INSTRUCTIONS TO FOLLOW. From the first line of the data below through the line bearing "4.27, 2.73, 2.33];", reproduce each line exactly; do not include pictures.

SOURCE DATA.
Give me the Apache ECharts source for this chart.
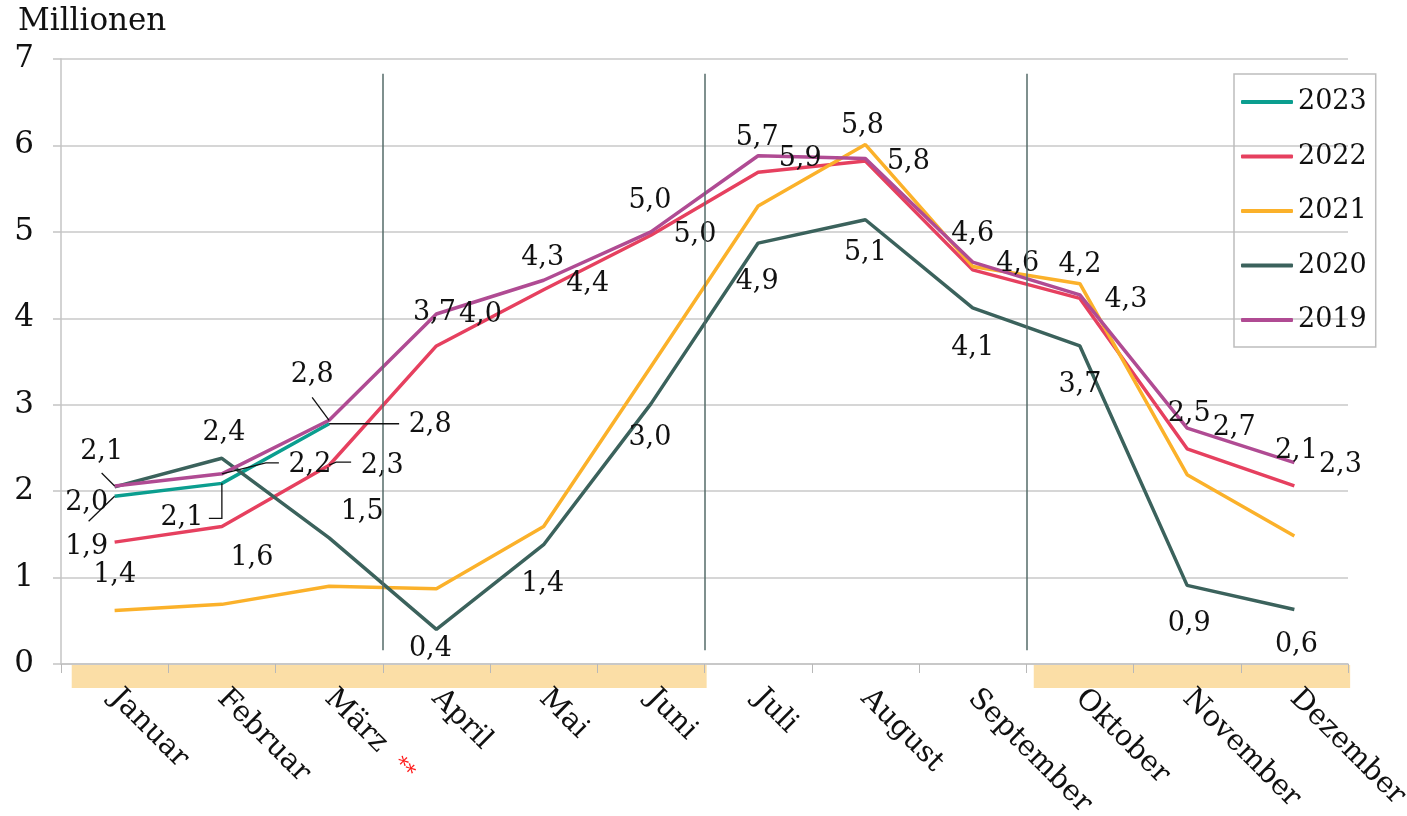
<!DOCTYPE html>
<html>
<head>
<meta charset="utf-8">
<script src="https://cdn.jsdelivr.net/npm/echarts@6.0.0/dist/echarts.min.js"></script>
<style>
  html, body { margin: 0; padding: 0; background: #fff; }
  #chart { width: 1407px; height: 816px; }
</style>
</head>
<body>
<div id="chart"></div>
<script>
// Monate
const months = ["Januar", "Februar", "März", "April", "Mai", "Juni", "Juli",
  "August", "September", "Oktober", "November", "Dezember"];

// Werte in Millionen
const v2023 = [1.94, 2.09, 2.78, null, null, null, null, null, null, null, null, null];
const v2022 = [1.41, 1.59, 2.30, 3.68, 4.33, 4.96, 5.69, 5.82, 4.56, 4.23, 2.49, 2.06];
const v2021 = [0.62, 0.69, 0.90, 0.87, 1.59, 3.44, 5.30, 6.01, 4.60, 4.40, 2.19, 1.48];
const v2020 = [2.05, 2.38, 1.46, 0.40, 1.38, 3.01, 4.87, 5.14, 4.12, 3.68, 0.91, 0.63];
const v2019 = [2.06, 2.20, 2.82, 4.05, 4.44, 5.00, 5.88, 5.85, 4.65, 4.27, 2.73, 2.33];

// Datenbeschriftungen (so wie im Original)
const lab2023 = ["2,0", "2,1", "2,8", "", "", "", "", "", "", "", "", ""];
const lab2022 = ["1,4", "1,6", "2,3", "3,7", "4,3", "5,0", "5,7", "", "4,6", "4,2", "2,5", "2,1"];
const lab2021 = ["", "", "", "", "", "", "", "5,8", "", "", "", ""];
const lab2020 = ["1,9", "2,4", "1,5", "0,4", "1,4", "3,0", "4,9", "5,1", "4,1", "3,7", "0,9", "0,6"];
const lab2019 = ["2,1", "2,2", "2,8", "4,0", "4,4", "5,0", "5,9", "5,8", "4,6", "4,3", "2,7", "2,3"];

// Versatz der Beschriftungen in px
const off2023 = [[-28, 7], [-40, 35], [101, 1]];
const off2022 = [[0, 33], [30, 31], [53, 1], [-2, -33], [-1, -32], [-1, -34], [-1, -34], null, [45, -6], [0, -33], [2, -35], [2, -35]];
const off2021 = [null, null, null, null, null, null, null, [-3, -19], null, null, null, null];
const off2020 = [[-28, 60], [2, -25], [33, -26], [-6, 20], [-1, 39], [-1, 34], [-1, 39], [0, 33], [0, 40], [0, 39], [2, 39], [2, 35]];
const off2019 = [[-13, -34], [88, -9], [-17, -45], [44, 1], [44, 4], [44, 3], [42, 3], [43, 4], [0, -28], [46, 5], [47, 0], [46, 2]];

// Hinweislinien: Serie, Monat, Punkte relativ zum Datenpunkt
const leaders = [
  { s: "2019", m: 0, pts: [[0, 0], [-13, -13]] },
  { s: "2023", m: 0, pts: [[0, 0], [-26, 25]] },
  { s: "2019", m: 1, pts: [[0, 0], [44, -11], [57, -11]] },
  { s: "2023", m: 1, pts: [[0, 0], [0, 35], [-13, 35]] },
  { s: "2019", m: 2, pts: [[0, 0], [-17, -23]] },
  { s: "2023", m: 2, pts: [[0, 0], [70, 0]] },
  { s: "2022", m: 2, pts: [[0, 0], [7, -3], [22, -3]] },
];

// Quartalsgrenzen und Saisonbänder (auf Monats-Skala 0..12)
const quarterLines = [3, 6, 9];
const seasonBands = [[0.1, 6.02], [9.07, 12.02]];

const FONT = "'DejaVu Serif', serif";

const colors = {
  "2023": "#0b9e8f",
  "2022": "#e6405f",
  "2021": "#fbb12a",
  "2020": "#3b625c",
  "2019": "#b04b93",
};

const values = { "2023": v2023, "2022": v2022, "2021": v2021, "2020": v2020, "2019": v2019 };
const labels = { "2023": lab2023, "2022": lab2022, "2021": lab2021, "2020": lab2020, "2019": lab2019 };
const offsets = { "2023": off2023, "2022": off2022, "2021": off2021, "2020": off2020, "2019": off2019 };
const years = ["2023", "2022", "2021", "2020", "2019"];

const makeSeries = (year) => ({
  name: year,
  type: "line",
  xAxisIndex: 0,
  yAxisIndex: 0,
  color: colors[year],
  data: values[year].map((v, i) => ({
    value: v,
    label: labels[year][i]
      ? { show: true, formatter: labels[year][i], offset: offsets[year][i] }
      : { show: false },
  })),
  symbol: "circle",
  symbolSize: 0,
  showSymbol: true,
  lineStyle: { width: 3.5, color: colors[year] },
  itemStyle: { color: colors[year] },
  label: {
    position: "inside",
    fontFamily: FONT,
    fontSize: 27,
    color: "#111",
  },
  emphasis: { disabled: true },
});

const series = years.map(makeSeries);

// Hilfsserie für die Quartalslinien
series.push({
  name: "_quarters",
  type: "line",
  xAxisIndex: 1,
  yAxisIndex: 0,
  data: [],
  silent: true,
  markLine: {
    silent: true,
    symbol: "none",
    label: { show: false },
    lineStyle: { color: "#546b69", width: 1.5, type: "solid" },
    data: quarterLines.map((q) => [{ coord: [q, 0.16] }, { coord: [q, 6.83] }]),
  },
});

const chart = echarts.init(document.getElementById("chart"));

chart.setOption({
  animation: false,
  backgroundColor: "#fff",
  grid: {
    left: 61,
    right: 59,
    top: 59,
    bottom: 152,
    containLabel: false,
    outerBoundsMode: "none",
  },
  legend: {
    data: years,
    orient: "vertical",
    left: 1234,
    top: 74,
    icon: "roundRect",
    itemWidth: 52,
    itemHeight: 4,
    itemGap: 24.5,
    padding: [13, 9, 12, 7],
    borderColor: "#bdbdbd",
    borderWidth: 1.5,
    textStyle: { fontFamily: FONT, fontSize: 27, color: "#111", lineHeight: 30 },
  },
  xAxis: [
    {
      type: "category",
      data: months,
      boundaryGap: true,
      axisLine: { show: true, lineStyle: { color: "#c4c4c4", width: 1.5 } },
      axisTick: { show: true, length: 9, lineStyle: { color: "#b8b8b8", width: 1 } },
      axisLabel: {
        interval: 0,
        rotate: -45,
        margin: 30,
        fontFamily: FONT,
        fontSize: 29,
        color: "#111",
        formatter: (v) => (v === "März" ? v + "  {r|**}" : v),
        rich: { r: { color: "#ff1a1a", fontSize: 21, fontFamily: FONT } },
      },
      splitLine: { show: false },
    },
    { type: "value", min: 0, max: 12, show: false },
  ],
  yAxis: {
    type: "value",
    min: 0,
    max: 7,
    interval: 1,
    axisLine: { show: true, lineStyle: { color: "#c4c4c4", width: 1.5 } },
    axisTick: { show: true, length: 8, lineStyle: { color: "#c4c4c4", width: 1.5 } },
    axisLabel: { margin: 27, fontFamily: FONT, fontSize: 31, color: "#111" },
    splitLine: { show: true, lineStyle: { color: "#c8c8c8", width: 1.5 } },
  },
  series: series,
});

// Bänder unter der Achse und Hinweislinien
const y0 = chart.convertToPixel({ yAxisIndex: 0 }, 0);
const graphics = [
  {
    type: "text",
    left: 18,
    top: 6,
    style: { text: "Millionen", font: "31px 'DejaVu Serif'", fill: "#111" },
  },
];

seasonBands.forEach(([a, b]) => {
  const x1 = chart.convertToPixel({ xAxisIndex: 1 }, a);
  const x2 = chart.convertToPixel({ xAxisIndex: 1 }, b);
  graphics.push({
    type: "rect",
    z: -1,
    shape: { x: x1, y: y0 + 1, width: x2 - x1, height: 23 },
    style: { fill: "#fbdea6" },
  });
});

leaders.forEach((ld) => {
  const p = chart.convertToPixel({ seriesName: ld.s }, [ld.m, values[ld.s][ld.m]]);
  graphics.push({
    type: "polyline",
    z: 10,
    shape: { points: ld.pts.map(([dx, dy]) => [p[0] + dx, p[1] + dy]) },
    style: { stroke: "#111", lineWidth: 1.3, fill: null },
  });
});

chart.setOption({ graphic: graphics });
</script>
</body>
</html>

EXERCISE RESPONSE.
Give me the Apache ECharts source for this chart.
<!DOCTYPE html>
<html>
<head>
<meta charset="utf-8">
<script src="https://cdn.jsdelivr.net/npm/echarts@6.0.0/dist/echarts.min.js"></script>
<style>
  html, body { margin: 0; padding: 0; background: #fff; }
  #chart { width: 1407px; height: 816px; }
</style>
</head>
<body>
<div id="chart"></div>
<script>
// Monate
const months = ["Januar", "Februar", "März", "April", "Mai", "Juni", "Juli",
  "August", "September", "Oktober", "November", "Dezember"];

// Werte in Millionen
const v2023 = [1.94, 2.09, 2.78, null, null, null, null, null, null, null, null, null];
const v2022 = [1.41, 1.59, 2.30, 3.68, 4.33, 4.96, 5.69, 5.82, 4.56, 4.23, 2.49, 2.06];
const v2021 = [0.62, 0.69, 0.90, 0.87, 1.59, 3.44, 5.30, 6.01, 4.60, 4.40, 2.19, 1.48];
const v2020 = [2.05, 2.38, 1.46, 0.40, 1.38, 3.01, 4.87, 5.14, 4.12, 3.68, 0.91, 0.63];
const v2019 = [2.06, 2.20, 2.82, 4.05, 4.44, 5.00, 5.88, 5.85, 4.65, 4.27, 2.73, 2.33];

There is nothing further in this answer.